--- Start ---

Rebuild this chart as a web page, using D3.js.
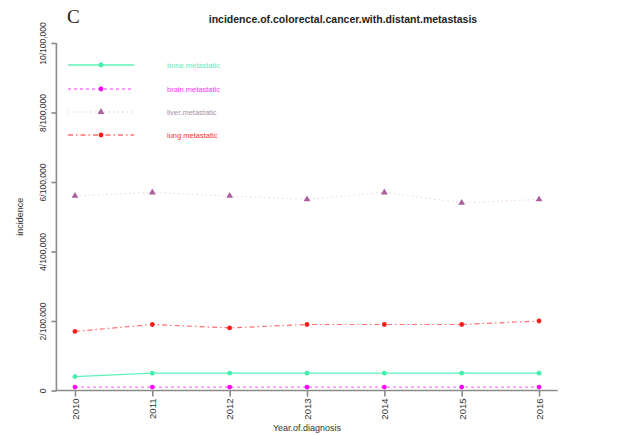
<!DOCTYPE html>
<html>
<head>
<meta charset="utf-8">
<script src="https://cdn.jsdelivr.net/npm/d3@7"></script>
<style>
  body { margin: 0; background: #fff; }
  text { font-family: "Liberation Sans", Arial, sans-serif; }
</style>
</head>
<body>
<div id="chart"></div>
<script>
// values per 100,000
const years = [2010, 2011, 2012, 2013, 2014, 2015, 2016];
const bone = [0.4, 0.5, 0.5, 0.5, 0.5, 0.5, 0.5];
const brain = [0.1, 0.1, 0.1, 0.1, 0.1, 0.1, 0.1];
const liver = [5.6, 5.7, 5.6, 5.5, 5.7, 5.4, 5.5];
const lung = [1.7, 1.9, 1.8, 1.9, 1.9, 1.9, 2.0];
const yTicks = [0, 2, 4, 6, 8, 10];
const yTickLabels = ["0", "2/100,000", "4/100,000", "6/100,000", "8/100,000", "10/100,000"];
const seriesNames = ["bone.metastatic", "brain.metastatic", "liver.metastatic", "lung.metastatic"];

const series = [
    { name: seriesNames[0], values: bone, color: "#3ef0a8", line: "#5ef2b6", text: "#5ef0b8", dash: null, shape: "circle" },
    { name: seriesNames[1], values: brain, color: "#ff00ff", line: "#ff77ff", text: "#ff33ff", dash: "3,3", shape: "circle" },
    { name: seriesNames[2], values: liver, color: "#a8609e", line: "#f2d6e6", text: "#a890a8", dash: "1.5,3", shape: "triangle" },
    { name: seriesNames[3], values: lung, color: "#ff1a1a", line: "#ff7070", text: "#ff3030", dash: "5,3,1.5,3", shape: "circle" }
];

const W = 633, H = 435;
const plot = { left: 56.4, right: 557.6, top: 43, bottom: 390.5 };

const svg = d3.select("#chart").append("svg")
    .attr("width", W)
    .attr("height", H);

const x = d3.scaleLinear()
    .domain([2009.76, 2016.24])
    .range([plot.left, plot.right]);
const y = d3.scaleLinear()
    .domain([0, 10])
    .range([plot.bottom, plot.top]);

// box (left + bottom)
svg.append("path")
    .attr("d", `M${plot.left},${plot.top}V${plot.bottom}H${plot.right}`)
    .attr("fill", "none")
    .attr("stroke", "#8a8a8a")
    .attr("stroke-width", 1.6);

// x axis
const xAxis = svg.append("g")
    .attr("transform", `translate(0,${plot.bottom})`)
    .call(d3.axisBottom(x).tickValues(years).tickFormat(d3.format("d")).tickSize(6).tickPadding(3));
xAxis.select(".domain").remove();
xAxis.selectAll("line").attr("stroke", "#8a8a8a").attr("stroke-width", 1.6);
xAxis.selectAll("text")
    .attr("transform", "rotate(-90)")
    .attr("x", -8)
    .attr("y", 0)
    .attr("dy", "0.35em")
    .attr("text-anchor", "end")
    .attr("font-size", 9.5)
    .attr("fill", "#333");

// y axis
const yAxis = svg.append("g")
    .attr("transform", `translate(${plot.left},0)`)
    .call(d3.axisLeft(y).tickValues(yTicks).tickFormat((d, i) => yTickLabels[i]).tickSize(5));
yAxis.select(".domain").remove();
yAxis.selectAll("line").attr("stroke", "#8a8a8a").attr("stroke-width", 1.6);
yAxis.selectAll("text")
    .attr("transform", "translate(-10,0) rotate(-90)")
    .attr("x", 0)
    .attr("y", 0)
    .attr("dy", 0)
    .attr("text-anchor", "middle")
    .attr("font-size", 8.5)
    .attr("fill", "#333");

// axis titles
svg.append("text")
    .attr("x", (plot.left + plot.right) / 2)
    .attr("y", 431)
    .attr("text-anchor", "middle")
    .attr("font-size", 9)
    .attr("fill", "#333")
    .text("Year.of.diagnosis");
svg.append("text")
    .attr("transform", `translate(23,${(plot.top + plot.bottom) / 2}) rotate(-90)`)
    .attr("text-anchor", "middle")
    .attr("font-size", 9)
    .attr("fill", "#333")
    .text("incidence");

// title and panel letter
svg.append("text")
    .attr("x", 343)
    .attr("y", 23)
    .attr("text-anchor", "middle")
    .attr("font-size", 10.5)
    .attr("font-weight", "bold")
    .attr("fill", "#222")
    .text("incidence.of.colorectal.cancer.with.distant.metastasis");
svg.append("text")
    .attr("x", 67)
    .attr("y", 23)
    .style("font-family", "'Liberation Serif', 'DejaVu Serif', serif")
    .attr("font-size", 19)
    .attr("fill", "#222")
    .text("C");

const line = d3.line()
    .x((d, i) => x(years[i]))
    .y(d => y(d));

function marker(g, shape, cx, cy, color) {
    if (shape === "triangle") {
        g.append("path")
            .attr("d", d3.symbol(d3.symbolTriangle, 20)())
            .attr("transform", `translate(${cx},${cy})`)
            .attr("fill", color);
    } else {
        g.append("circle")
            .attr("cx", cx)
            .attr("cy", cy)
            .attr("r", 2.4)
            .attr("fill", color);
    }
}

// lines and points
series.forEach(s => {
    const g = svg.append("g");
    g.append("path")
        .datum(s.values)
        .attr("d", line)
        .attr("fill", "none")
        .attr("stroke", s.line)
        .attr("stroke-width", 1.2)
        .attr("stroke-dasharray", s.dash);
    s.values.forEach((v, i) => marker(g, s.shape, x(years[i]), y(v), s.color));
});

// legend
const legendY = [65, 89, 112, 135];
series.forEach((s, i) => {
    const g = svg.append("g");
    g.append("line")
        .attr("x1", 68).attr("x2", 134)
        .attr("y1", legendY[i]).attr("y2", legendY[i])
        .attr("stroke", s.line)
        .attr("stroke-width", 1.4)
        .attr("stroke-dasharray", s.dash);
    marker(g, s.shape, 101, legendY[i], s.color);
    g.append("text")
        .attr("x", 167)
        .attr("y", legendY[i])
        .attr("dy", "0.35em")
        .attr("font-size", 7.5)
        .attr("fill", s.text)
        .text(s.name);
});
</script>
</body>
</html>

--- End ---

■ SET TASK: Except for the pictures, reproduce every line exactly.

■ RESULT OF THE EXERCISE:
Rebuild this chart as a web page, using D3.js.
<!DOCTYPE html>
<html>
<head>
<meta charset="utf-8">
<script src="https://cdn.jsdelivr.net/npm/d3@7"></script>
<style>
  body { margin: 0; background: #fff; }
  text { font-family: "Liberation Sans", Arial, sans-serif; }
</style>
</head>
<body>
<div id="chart"></div>
<script>
// values per 100,000
const years = [2010, 2011, 2012, 2013, 2014, 2015, 2016];
const bone = [0.4, 0.5, 0.5, 0.5, 0.5, 0.5, 0.5];
const brain = [0.1, 0.1, 0.1, 0.1, 0.1, 0.1, 0.1];
const liver = [5.6, 5.7, 5.6, 5.5, 5.7, 5.4, 5.5];
const lung = [1.7, 1.9, 1.8, 1.9, 1.9, 1.9, 2.0];
const yTicks = [0, 2, 4, 6, 8, 10];
const yTickLabels = ["0", "2/100,000", "4/100,000", "6/100,000", "8/100,000", "10/100,000"];
const seriesNames = ["bone.metastatic", "brain.metastatic", "liver.metastatic", "lung.metastatic"];

const series = [
    { name: seriesNames[0], values: bone, color: "#3ef0a8", line: "#5ef2b6", text: "#5ef0b8", dash: null, shape: "circle" },
    { name: seriesNames[1], values: brain, color: "#ff00ff", line: "#ff77ff", text: "#ff33ff", dash: "3,3", shape: "circle" },
    { name: seriesNames[2], values: liver, color: "#a8609e", line: "#f2d6e6", text: "#a890a8", dash: "1.5,3", shape: "triangle" },
    { name: seriesNames[3], values: lung, color: "#ff1a1a", line: "#ff7070", text: "#ff3030", dash: "5,3,1.5,3", shape: "circle" }
];

const W = 633, H = 435;
const plot = { left: 56.4, right: 557.6, top: 43, bottom: 390.5 };

const svg = d3.select("#chart").append("svg")
    .attr("width", W)
    .attr("height", H);

const x = d3.scaleLinear()
    .domain([2009.76, 2016.24])
    .range([plot.left, plot.right]);
const y = d3.scaleLinear()
    .domain([0, 10])
    .range([plot.bottom, plot.top]);

// box (left + bottom)
svg.append("path")
    .attr("d", `M${plot.left},${plot.top}V${plot.bottom}H${plot.right}`)
    .attr("fill", "none")
    .attr("stroke", "#8a8a8a")
    .attr("stroke-width", 1.6);

// x axis
const xAxis = svg.append("g")
    .attr("transform", `translate(0,${plot.bottom})`)
    .call(d3.axisBottom(x).tickValues(years).tickFormat(d3.format("d")).tickSize(6).tickPadding(3));
xAxis.select(".domain").remove();
xAxis.selectAll("line").attr("stroke", "#8a8a8a").attr("stroke-width", 1.6);
xAxis.selectAll("text")
    .attr("transform", "rotate(-90)")
    .attr("x", -8)
    .attr("y", 0)
    .attr("dy", "0.35em")
    .attr("text-anchor", "end")
    .attr("font-size", 9.5)
    .attr("fill", "#333");

// y axis
const yAxis = svg.append("g")
    .attr("transform", `translate(${plot.left},0)`)
    .call(d3.axisLeft(y).tickValues(yTicks).tickFormat((d, i) => yTickLabels[i]).tickSize(5));
yAxis.select(".domain").remove();
yAxis.selectAll("line").attr("stroke", "#8a8a8a").attr("stroke-width", 1.6);
yAxis.selectAll("text")
    .attr("transform", "translate(-10,0) rotate(-90)")
    .attr("x", 0)
    .attr("y", 0)
    .attr("dy", 0)
    .attr("text-anchor", "middle")
    .attr("font-size", 8.5)
    .attr("fill", "#333");

// axis titles
svg.append("text")
    .attr("x", (plot.left + plot.right) / 2)
    .attr("y", 431)
    .attr("text-anchor", "middle")
    .attr("font-size", 9)
    .attr("fill", "#333")
    .text("Year.of.diagnosis");
svg.append("text")
    .attr("transform", `translate(23,${(plot.top + plot.bottom) / 2}) rotate(-90)`)
    .attr("text-anchor", "middle")
    .attr("font-size", 9)
    .attr("fill", "#333")
    .text("incidence");

// title and panel letter
svg.append("text")
    .attr("x", 343)
    .attr("y", 23)
    .attr("text-anchor", "middle")
    .attr("font-size", 10.5)
    .attr("font-weight", "bold")
    .attr("fill", "#222")
    .text("incidence.of.colorectal.cancer.with.distant.metastasis");
svg.append("text")
    .attr("x", 67)
    .attr("y", 23)
    .style("font-family", "'Liberation Serif', 'DejaVu Serif', serif")
    .attr("font-size", 19)
    .attr("fill", "#222")
    .text("C");

const line = d3.line()
    .x((d, i) => x(years[i]))
    .y(d => y(d));

function marker(g, shape, cx, cy, color) {
    if (shape === "triangle") {
        g.append("path")
            .attr("d", d3.symbol(d3.symbolTriangle, 20)())
            .attr("transform", `translate(${cx},${cy})`)
            .attr("fill", color);
    } else {
        g.append("circle")
            .attr("cx", cx)
            .attr("cy", cy)
            .attr("r", 2.4)
            .attr("fill", color);
    }
}

// lines and points
series.forEach(s => {
    const g = svg.append("g");
    g.append("path")
        .datum(s.values)
        .attr("d", line)
        .attr("fill", "none")
        .attr("stroke", s.line)
        .attr("stroke-width", 1.2)
        .attr("stroke-dasharray", s.dash);
    s.values.forEach((v, i) => marker(g, s.shape, x(years[i]), y(v), s.color));
});

// legend
const legendY = [65, 89, 112, 135];
series.forEach((s, i) => {
    const g = svg.append("g");
    g.append("line")
        .attr("x1", 68).attr("x2", 134)
        .attr("y1", legendY[i]).attr("y2", legendY[i])
        .attr("stroke", s.line)
        .attr("stroke-width", 1.4)
        .attr("stroke-dasharray", s.dash);
    marker(g, s.shape, 101, legendY[i], s.color);
    g.append("text")
        .attr("x", 167)
        .attr("y", legendY[i])
        .attr("dy", "0.35em")
        .attr("font-size", 7.5)
        .attr("fill", s.text)
        .text(s.name);
});
</script>
</body>
</html>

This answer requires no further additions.